__Set exercise__:
Return each line that holds the word "script".

__Material supplied__:
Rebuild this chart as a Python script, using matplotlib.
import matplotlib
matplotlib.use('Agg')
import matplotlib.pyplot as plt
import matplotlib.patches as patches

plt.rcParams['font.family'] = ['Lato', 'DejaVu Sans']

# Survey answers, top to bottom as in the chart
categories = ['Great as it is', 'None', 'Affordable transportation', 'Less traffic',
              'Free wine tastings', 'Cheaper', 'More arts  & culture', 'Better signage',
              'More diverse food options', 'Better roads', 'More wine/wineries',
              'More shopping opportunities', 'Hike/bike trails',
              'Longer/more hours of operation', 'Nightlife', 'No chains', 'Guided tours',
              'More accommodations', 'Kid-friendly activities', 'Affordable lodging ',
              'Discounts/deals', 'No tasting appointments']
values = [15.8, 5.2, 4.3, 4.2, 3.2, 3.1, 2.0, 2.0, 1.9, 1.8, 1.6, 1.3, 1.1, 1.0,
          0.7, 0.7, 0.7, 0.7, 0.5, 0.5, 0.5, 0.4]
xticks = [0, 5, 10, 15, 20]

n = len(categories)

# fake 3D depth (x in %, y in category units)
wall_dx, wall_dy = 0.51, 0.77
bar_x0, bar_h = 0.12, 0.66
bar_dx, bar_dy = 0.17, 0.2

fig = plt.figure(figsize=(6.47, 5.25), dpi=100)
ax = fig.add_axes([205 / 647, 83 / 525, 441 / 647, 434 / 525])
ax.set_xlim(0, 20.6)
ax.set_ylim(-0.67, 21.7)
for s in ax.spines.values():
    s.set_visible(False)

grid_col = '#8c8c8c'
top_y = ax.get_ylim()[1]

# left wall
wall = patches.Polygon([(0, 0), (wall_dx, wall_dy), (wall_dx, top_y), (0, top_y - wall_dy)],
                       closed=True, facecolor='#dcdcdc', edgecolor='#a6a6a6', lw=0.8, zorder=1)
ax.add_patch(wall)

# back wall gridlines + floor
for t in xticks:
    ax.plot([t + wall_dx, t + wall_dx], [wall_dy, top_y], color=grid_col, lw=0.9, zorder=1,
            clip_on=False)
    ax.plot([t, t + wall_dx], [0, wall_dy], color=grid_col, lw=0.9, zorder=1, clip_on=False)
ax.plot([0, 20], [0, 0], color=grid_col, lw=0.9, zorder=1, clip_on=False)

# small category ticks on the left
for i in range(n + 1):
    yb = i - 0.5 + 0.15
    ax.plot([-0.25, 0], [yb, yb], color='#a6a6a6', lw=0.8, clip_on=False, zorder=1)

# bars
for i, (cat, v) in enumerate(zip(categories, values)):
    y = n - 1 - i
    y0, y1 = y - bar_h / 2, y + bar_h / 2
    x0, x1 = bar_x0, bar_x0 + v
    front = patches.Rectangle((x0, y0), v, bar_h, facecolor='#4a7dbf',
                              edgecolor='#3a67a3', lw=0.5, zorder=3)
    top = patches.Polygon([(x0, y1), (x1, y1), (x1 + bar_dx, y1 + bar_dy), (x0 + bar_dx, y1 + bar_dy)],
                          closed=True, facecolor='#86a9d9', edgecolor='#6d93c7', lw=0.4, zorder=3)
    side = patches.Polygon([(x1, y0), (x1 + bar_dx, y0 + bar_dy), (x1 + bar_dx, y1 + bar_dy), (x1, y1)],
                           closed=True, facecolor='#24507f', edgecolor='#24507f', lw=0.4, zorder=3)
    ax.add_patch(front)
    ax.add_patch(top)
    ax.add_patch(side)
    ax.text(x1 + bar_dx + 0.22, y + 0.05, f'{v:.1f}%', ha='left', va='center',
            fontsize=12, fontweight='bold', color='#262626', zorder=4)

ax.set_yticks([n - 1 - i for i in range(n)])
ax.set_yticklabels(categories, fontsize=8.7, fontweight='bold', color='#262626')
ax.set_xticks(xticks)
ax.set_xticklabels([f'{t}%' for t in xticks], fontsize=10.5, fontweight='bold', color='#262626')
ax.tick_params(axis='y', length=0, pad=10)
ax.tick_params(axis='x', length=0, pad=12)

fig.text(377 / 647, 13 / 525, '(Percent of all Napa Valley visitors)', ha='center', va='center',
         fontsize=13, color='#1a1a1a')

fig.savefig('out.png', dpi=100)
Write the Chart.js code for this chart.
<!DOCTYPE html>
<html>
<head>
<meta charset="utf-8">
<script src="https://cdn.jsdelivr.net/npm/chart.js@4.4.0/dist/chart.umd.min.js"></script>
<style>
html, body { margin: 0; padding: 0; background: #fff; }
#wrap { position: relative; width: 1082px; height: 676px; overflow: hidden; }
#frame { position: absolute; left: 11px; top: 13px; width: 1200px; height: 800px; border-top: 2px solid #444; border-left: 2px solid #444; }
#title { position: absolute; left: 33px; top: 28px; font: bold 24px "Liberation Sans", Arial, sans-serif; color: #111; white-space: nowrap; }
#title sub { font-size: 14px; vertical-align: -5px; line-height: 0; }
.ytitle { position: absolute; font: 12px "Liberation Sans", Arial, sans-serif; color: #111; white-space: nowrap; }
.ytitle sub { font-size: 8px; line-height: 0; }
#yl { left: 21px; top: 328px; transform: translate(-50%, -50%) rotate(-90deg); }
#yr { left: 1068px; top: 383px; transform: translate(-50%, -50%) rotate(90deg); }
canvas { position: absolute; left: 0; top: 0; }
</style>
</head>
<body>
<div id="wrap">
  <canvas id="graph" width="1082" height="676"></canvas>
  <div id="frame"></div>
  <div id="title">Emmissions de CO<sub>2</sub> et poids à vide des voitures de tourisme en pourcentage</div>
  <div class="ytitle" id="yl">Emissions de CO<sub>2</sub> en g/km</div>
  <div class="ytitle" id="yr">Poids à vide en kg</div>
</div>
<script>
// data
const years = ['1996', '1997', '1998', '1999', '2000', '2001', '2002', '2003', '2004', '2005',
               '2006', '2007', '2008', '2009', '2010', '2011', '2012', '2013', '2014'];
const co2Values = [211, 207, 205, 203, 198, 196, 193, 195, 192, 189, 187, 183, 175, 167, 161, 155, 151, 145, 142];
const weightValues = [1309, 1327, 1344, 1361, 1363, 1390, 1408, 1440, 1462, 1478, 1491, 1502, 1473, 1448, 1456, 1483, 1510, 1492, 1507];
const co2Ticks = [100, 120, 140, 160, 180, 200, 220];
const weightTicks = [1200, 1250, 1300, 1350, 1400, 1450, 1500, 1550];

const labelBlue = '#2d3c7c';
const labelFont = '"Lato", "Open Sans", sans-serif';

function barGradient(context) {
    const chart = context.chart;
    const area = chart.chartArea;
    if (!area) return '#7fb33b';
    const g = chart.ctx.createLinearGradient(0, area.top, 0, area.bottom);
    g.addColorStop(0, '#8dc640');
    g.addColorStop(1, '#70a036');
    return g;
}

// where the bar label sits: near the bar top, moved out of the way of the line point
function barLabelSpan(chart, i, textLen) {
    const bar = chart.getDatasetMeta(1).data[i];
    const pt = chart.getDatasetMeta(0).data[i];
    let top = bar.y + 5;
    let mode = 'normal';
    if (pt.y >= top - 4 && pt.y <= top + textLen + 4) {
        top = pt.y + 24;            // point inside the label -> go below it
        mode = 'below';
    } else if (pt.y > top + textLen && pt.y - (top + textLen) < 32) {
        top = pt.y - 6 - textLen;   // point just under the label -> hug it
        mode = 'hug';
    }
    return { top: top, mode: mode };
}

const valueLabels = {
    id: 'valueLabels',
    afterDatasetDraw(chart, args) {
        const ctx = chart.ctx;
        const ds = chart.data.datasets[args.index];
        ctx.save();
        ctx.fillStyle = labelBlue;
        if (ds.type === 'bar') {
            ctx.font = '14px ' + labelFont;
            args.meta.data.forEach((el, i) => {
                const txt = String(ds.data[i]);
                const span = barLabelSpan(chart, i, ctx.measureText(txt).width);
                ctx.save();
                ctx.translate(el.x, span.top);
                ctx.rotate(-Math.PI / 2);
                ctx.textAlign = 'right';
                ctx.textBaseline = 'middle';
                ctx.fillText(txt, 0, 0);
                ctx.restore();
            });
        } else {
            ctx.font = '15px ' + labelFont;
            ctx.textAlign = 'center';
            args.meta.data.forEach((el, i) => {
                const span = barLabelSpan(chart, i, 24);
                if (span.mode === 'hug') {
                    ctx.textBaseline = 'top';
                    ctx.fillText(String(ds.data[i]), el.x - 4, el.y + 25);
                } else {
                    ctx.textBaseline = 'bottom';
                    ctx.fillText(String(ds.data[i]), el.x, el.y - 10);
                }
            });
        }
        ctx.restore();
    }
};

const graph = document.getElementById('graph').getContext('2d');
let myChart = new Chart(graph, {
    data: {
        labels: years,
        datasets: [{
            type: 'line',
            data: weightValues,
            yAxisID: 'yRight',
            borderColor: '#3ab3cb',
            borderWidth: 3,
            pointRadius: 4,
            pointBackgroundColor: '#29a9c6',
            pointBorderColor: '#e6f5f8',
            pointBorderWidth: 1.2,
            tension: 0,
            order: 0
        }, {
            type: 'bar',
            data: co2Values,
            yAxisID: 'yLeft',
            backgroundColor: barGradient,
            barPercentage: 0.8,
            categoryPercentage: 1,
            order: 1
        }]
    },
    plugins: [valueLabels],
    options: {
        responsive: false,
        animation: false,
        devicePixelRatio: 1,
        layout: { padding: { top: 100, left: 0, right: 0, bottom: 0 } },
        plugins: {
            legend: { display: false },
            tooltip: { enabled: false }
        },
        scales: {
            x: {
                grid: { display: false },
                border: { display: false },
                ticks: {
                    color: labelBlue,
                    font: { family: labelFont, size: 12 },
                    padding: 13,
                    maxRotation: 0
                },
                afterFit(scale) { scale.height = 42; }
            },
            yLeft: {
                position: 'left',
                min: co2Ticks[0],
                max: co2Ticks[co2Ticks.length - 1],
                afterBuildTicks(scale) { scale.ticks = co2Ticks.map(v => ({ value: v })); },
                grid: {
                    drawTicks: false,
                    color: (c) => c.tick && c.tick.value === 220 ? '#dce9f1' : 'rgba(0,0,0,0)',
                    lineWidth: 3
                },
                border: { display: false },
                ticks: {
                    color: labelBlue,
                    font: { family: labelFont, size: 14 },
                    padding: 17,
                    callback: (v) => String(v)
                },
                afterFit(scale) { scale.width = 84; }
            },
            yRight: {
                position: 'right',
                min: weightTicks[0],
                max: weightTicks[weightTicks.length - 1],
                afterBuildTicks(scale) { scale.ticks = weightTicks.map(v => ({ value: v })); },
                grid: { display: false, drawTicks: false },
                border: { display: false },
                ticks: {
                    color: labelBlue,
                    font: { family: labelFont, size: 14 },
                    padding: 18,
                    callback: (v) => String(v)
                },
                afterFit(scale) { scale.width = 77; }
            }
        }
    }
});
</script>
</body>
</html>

__Complete answer__:
Rebuild this chart as a Python script, using matplotlib.
<script src="https://cdn.jsdelivr.net/npm/chart.js@4.4.0/dist/chart.umd.min.js"></script>
<script>
</script>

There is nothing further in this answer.